Following the nuclear fallout from his Murder Prank video only a couple of weeks ago, the Internet thought they had seen the last of Sam Pepper. The lack of response to the backlash from such a controversial video, coupled with social media’s revolt to get Sam removed from YouTube stirred nothing from Pepper’s channel or social media pages. That was, until this weekend.
In a short video that remained online for only an hour, Sam Pepper decided to call out all of his haters – by taunting them to give him 1.5 million dollars for the privilege to delete his YouTube channel for good. The reuploaded version of his video can be seen below.
By donating to Sam’s GoFundMe campaign (now shut down due to ‘verification issues’), people are encouraged to donate anywhere from $250 to have their hate tweet retweeted by Pepper’s personal Twitter account to upwards of $25,000 to hit the delete button themselves. However the option to donate $7,500 to kick Sam in the nuts is more enticing…
Whilst Sam’s next attempt to gather media attention kicked up a fuss, the implications of his decision to extort money from angry internet users is extremely problematic. Here are the four most important things you need to know about what happened:
- Sam, like everyone else on social media, can delete their profiles at any moment, totally for free.
We all know this. It’s common knowledge. Unless you have paid for the privilege to create an account on a social media platform we are unaware of, no one will ever hit a pay wall when it comes to deleting their Twitter/Instagram/Facebook/YouTube accounts. And yet, Sam is turning the blood-lust driven hatred from people across the world to make even more money than his Murder Prank video should have gathered in the first place.
In the now deleted video, in which Sam announces the sick campaign, he acknowledges the ever-growing petition to get his channel deleted from YouTube for good – it currently stands at 208k supporters. Using this knowledge, Sam has decided to target the Internet’s thirst to have his mark on the community removed from digital media entirely but at quite a ridiculous cost. Which leads us to our next point…
- Sam used threats not too distance from the villain, Dr Evil.
Yup, he did. The main lure behind Sam’s GoFundMe campaign was fixed on one very empty threat – he had ten controversial videos ready to upload and they would go up every week until he reached the $1.5 million mark. Honestly, it’s laughable isn’t it?!
Not only did he give away the cards in his hand, but he prepared us all for the fact he had videos coming that we could all rally to ignore. Further more, by asking for such an outlandish sum of money within the seven digit bracket, literally no one online could take his request seriously. Where exactly did he get the idea to value his YouTube channel as $1.5 million?!
- Sam decided to launch this hate campaign during Project For Awesome.
Don’t worry if you’re not fully caught up with the wonderfulness that is John and Hank Green’s Project For Awesome campaign – we’re releasing a full round-up today for you to get the feels over. But it is critical to note here that whilst the Green’s were raising money for the good of the world, Sam was trying to get people to donate money straight to his own back pocket simply for hitting a button.

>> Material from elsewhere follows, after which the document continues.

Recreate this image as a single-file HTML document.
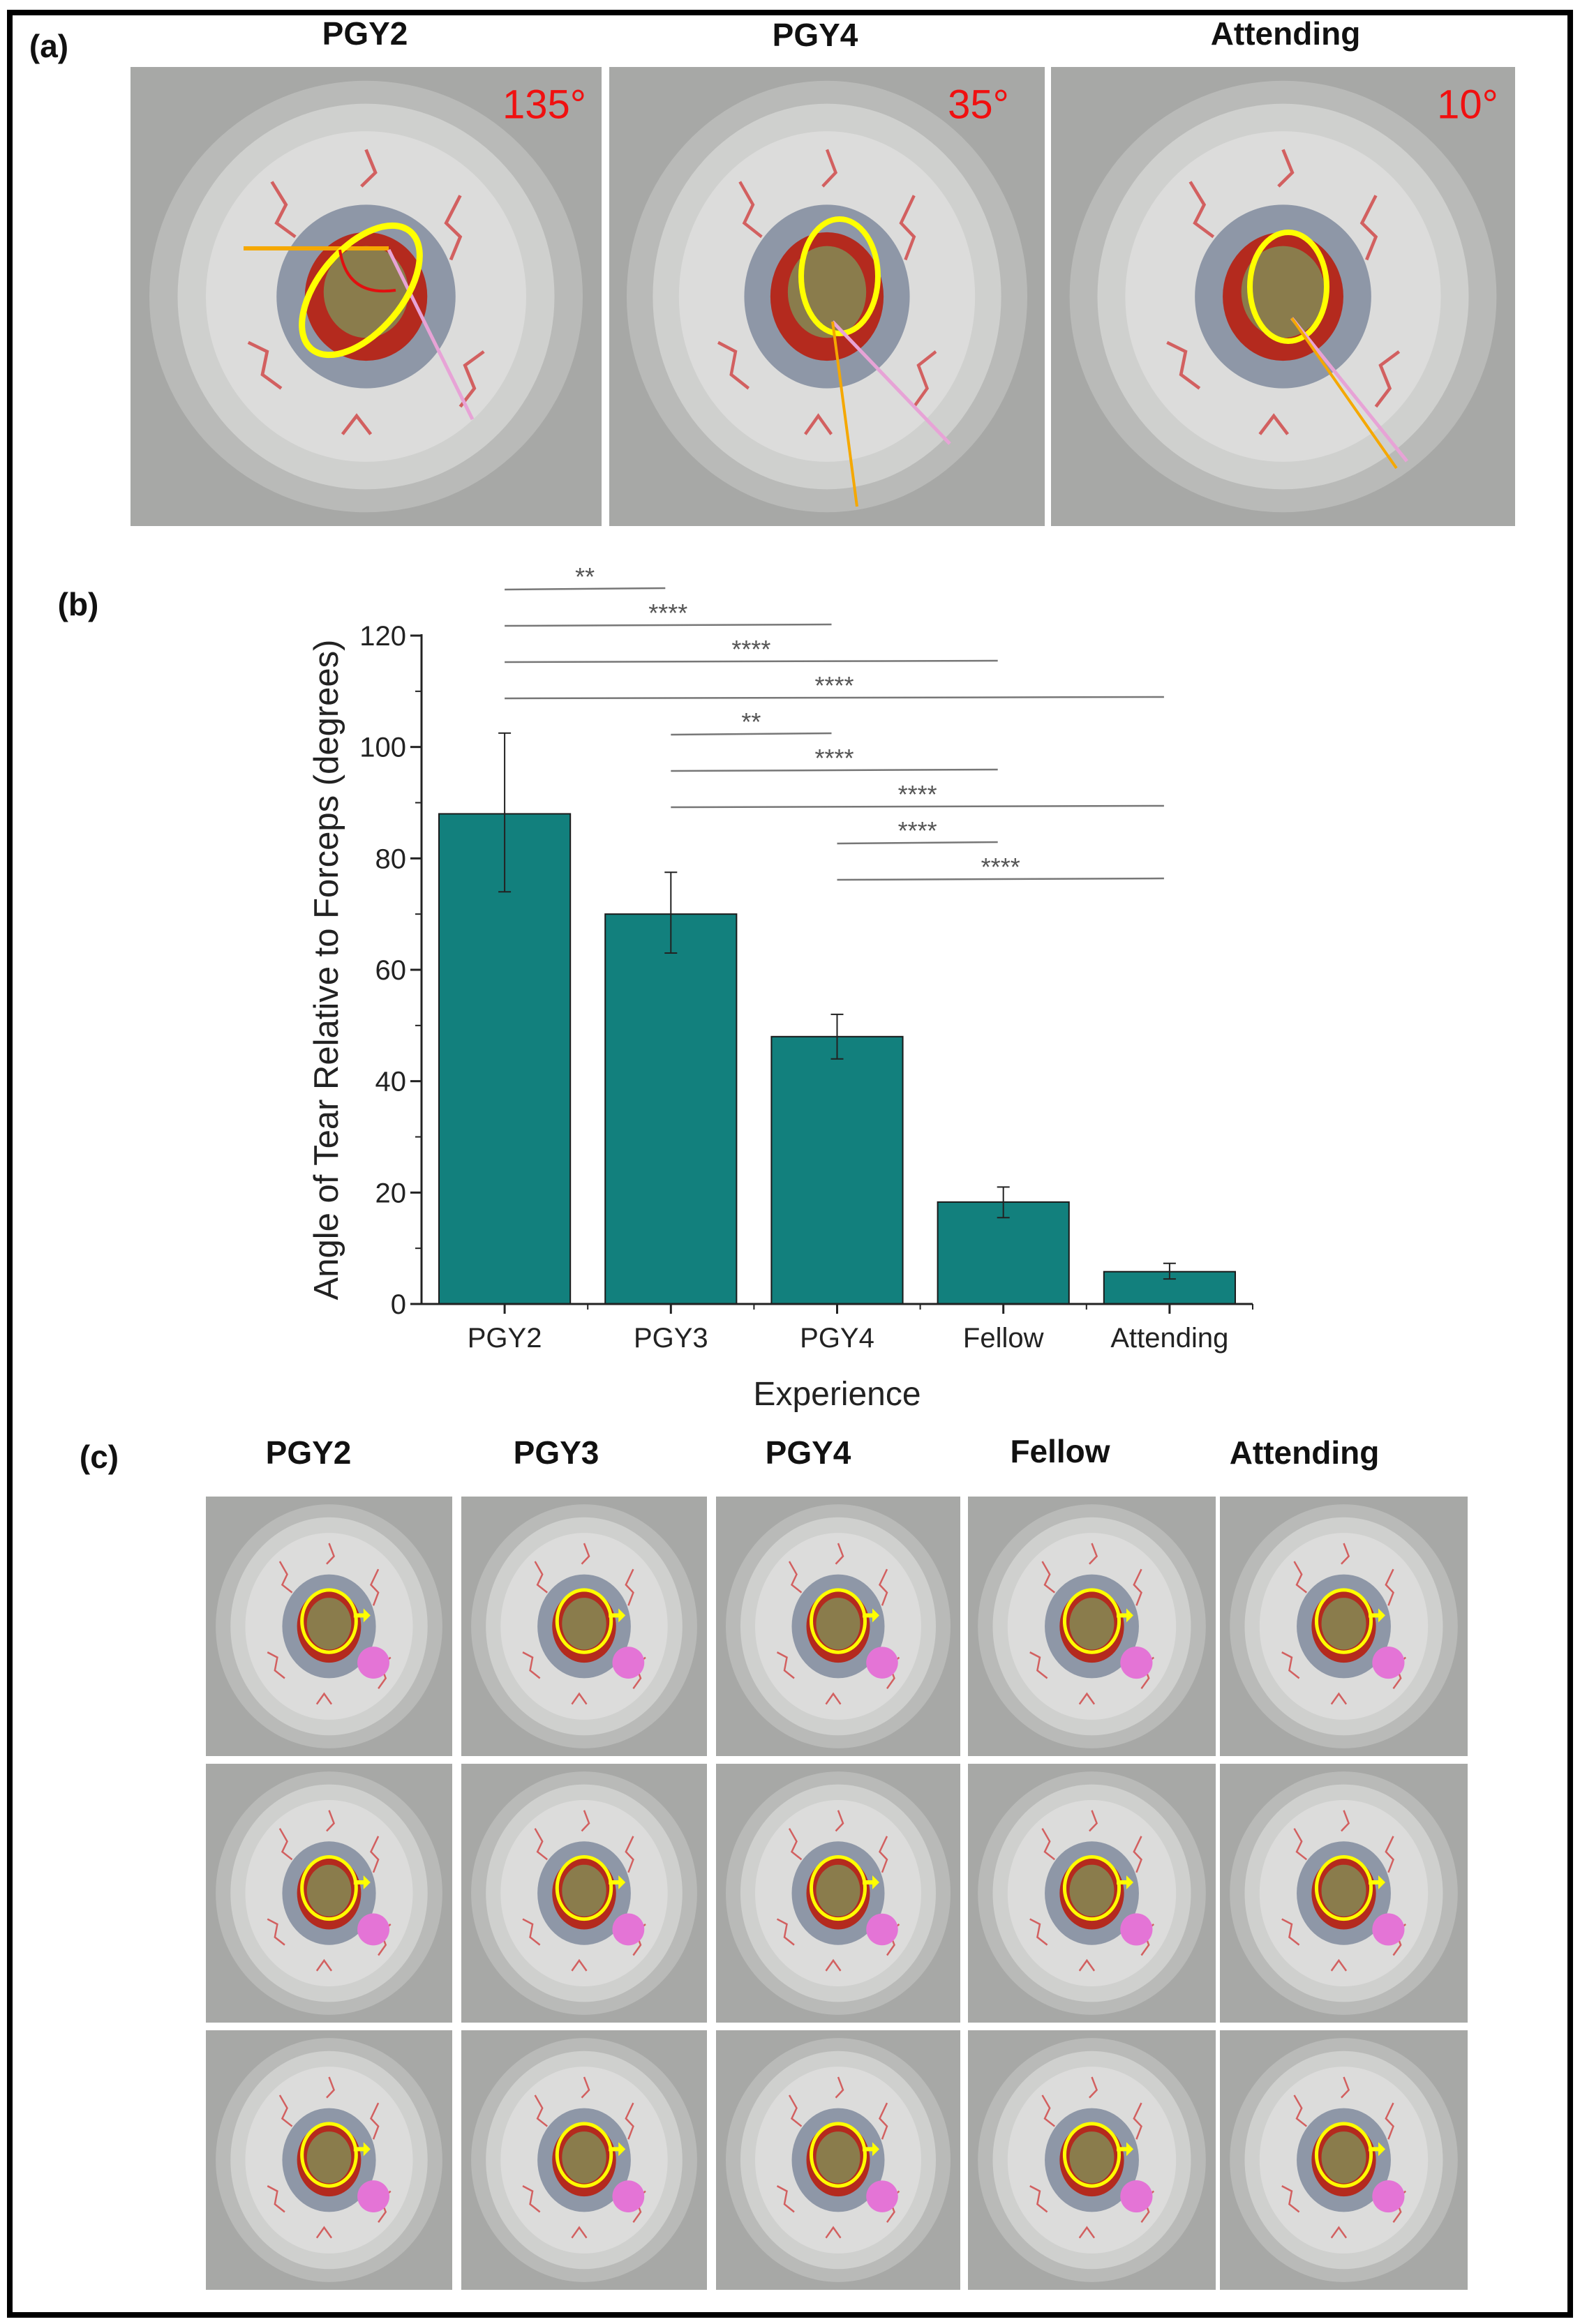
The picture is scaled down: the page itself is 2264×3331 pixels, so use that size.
<!DOCTYPE html>
<html><head><meta charset="utf-8">
<style>
html,body{margin:0;padding:0;background:#fff;}
body{width:2264px;height:3331px;position:relative;overflow:hidden;font-family:"Liberation Sans Narrow","Liberation Sans",sans-serif;}
.frame{position:absolute;left:10px;top:14px;width:2228px;height:3292px;border:8px solid #000;box-sizing:content-box;}
.lbl{position:absolute;font-weight:bold;color:#111;font-size:46px;white-space:nowrap;transform:translate(-50%,-50%);}
.ang{position:absolute;color:#f01010;font-size:58px;transform:translate(-50%,-50%);font-family:"Liberation Sans Narrow","Liberation Sans",sans-serif;}
.photo{position:absolute;}
</style></head>
<body>
<div class="frame"></div>
<svg width="0" height="0" style="position:absolute">
<defs>
<symbol id="eye" viewBox="0 0 100 100" preserveAspectRatio="none">
<rect x="0" y="0" width="100" height="100" fill="#a7a8a6"/>
<ellipse cx="50" cy="50" rx="46" ry="47" fill="#b9bab8"/>
<ellipse cx="50" cy="50" rx="40" ry="42" fill="#cfd0ce"/>
<ellipse cx="50" cy="50" rx="34" ry="36" fill="#dcdcdb"/>
<path d="M30 25 l3 5 l-2 4 l4 3 M70 28 l-3 6 l3 3 l-2 5 M25 60 l4 2 l-1 5 l4 3 M75 62 l-4 3 l2 5 l-3 4 M50 18 l2 5 l-3 3 M45 80 l3 -4 l3 4" stroke="#d26060" stroke-width="0.7" fill="none"/>
<ellipse cx="50" cy="50" rx="19" ry="20" fill="#8e97a7"/>
<ellipse cx="50" cy="50" rx="13" ry="14" fill="#b42a1e"/>
<ellipse cx="50" cy="49" rx="9" ry="10" fill="#8a7c4c"/>
</symbol>
</defs>
</svg>

<!-- Panel (a) -->
<div class="lbl" style="left:70px;top:66px;">(a)</div>
<div class="lbl" style="left:523px;top:48px;">PGY2</div>
<div class="lbl" style="left:1168px;top:50px;">PGY4</div>
<div class="lbl" style="left:1842px;top:48px;">Attending</div>

<svg class="photo" style="left:187px;top:96px" width="675" height="658">
<use href="#eye" width="675" height="658"/>
<line x1="162" y1="260" x2="370" y2="260" stroke="#f5a800" stroke-width="6"/>
<line x1="370" y1="262" x2="490" y2="505" stroke="#e7a3d6" stroke-width="5"/>
<ellipse cx="330" cy="320" rx="60" ry="110" transform="rotate(40 330 320)" fill="none" stroke="#ffff00" stroke-width="9"/>
<path d="M300 262 Q310 330 380 320" stroke="#e01010" stroke-width="4" fill="none"/>
</svg>
<div class="ang" style="left:780px;top:150px">135°</div>

<svg class="photo" style="left:873px;top:96px" width="624" height="658">
<use href="#eye" width="624" height="658"/>
<ellipse cx="330" cy="300" rx="55" ry="82" fill="none" stroke="#ffff00" stroke-width="8"/>
<line x1="320" y1="365" x2="488" y2="540" stroke="#e7a3d6" stroke-width="5"/>
<line x1="320" y1="365" x2="355" y2="630" stroke="#f5a800" stroke-width="4"/>
</svg>
<div class="ang" style="left:1402px;top:150px">35°</div>

<svg class="photo" style="left:1506px;top:96px" width="665" height="658">
<use href="#eye" width="665" height="658"/>
<ellipse cx="340" cy="315" rx="55" ry="78" fill="none" stroke="#ffff00" stroke-width="8"/>
<line x1="345" y1="360" x2="510" y2="565" stroke="#e7a3d6" stroke-width="5"/>
<line x1="345" y1="360" x2="495" y2="575" stroke="#f5a800" stroke-width="4"/>
</svg>
<div class="ang" style="left:2103px;top:150px">10°</div>

<!-- Panel (b) -->
<div class="lbl" style="left:112px;top:866px;">(b)</div>
<svg id="chart" style="position:absolute;left:0;top:0" width="2264" height="2060"></svg>

<!-- Panel (c) -->
<div class="lbl" style="left:142px;top:2088px;">(c)</div>
<div class="lbl" style="left:442px;top:2082px;">PGY2</div>
<div class="lbl" style="left:797px;top:2082px;">PGY3</div>
<div class="lbl" style="left:1158px;top:2082px;">PGY4</div>
<div class="lbl" style="left:1519px;top:2080px;">Fellow</div>
<div class="lbl" style="left:1869px;top:2082px;">Attending</div>
<div id="grid"></div>

<script>
const NS='http://www.w3.org/2000/svg';
const categories=['PGY2','PGY3','PGY4','Fellow','Attending'];
const values=[88,70,48,18.3,5.8];
const errLow=[74,63,44,15.5,4.5];
const errHigh=[102.5,77.5,52,21,7.3];
const yTicks=[0,20,40,60,80,100,120];
const sigFrom=[0,0,0,0,1,1,1,2,2];
const sigTo=[1,2,3,4,2,3,4,3,4];
const sigLabels=['**','****','****','****','**','****','****','****','****'];
const sigLevels=[0,1,2,3,4,5,6,7,8];

const X0=604,X1=1795,Y0=1869,Ymax=911,vMax=120;
const step=(X1-X0)/categories.length;
const xC=i=>X0+step*(i+0.5);
const y=v=>Y0-(v/vMax)*(Y0-Ymax);
const sigY=l=>845+l*52;
const svg=document.getElementById('chart');
function mk(tag,attrs){const e=document.createElementNS(NS,tag);for(const k in attrs)e.setAttribute(k,attrs[k]);svg.appendChild(e);return e;}

const barW=step*0.79;
categories.forEach((c,i)=>{
  const b=mk('rect',{x:xC(i)-barW/2,y:y(values[i]),width:barW,height:Y0-y(values[i]),fill:'#12807d',stroke:'#1a1a1a','stroke-width':2});
  
  
  const e=mk('path',{d:`M${xC(i)} ${y(errLow[i])}V${y(errHigh[i])}M${xC(i)-9} ${y(errLow[i])}h18M${xC(i)-9} ${y(errHigh[i])}h18`,stroke:'#222','stroke-width':2,fill:'none'});
  
  
  const t=mk('text',{x:xC(i),y:Y0+62,'text-anchor':'middle','font-size':40,'font-family':'Liberation Sans, sans-serif',fill:'#222'});
  t.textContent=c;
  
  
  mk('line',{x1:xC(i),x2:xC(i),y1:Y0,y2:Y0+14,stroke:'#222','stroke-width':3});
  mk('line',{x1:X0+step*(i+1),x2:X0+step*(i+1),y1:Y0,y2:Y0+8,stroke:'#222','stroke-width':2});
});
const ax=mk('path',{d:`M${X0} ${Ymax-2}V${Y0}H${X1}`,stroke:'#222','stroke-width':3,fill:'none'});


yTicks.forEach(v=>{
  mk('line',{x1:X0-16,x2:X0,y1:y(v),y2:y(v),stroke:'#222','stroke-width':3});
  if(v<vMax) mk('line',{x1:X0-9,x2:X0,y1:y(v+10),y2:y(v+10),stroke:'#222','stroke-width':2});
  const t=mk('text',{x:X0-22,y:y(v)+14,'text-anchor':'end','font-size':40,'font-family':'Liberation Sans, sans-serif',fill:'#222'});
  t.textContent=v;
  
  
});
const yt=mk('text',{x:0,y:0,'text-anchor':'middle','font-size':49,'font-family':'Liberation Sans, sans-serif',fill:'#222',transform:`translate(484 ${(Y0+Ymax)/2}) rotate(-90)`});
yt.textContent='Angle of Tear Relative to Forceps (degrees)';


const xt=mk('text',{x:(X0+X1)/2,y:Y0+145,'text-anchor':'middle','font-size':48,'font-family':'Liberation Sans, sans-serif',fill:'#222'});
xt.textContent='Experience';


sigFrom.forEach((f,k)=>{
  const x1=xC(f),x2=xC(sigTo[k])-8,yy=sigY(sigLevels[k]);
  const l=mk('line',{x1:x1,x2:x2,y1:yy,y2:yy-2,stroke:'#777','stroke-width':2.5});
  
  
  const t=mk('text',{x:(x1+x2)/2,y:yy-6,'text-anchor':'middle','font-size':36,'font-family':'Liberation Sans, sans-serif',fill:'#555'});
  t.textContent=sigLabels[k];
  
  
});

// panel c grid
const colX=[295,661,1026,1387,1748], colW=[353,352,350,355,355];
const rowY=[2145,2528,2910], rowH=[372,371,372];
const grid=document.getElementById('grid');
rowY.forEach((ry,r)=>colX.forEach((cx,c)=>{
  const s=document.createElementNS(NS,'svg');
  s.setAttribute('class','photo');
  s.setAttribute('style',`left:${cx}px;top:${ry}px`);
  s.setAttribute('width',colW[c]);s.setAttribute('height',rowH[r]);
  
  
  const w=colW[c],h=rowH[r];
  s.innerHTML=`<use href="#eye" width="${w}" height="${h}"/>
  <ellipse cx="${w*0.5}" cy="${h*0.48}" rx="${w*0.11}" ry="${h*0.12}" fill="none" stroke="#ffff00" stroke-width="5"/>
  <path d="M${w*0.6} ${h*0.45} l14 0 l0 -7 l10 10 l-10 10 l0 -7 l-14 0z" fill="#ffff00"/>
  <circle cx="${w*0.68}" cy="${h*0.64}" r="${w*0.065}" fill="#e474d6"/>`;
  grid.appendChild(s);
}));
</script>
</body></html>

Thankfully, based on it being removed after one hour of activation, he was only able to muster $369 worth of donations. But, as you’ll find out in our final point, this is not necessarily a good thing…
- Sam purposefully chose to raise through the GoFundMe platform.
GoFundMe is run on one very problematic fault – regardless of whether you reach your goal or not, you are allowed to keep every single penny donated to your campaign. Thankfully, Sam was only able to pocket a measly sum of $369 before being shut down, but for a while it was entirely possible that Pepper could have got close to his goal and kept everything.
Playing Devil’s Advocate here, let’s imagine a scenario in which there was one day of the campaign to go, and Sam had raised nearly $1.4 million. The campaign finishes having not reached it’s goal, but Sam is entitled to keep all of the donations, but now with no reason to actually delete the channel as the sum of $1.5 million was not reached. Terrifying, isn’t it?
Thankfully the campaign was stopped before Sam was able to extort a significant amount of cash from angry Internet users, but the case remains that he knew what he was able to achieve by signing up to this crowdsourcing platform. This shines a rather nasty light upon Sam and the way he wanted his reputation to be taken forward.
So what do you think? Would you have donated money to remove Sam Pepper from the Internet, or was this just the next thing on a disgusting list of things this man has done to ruin his career?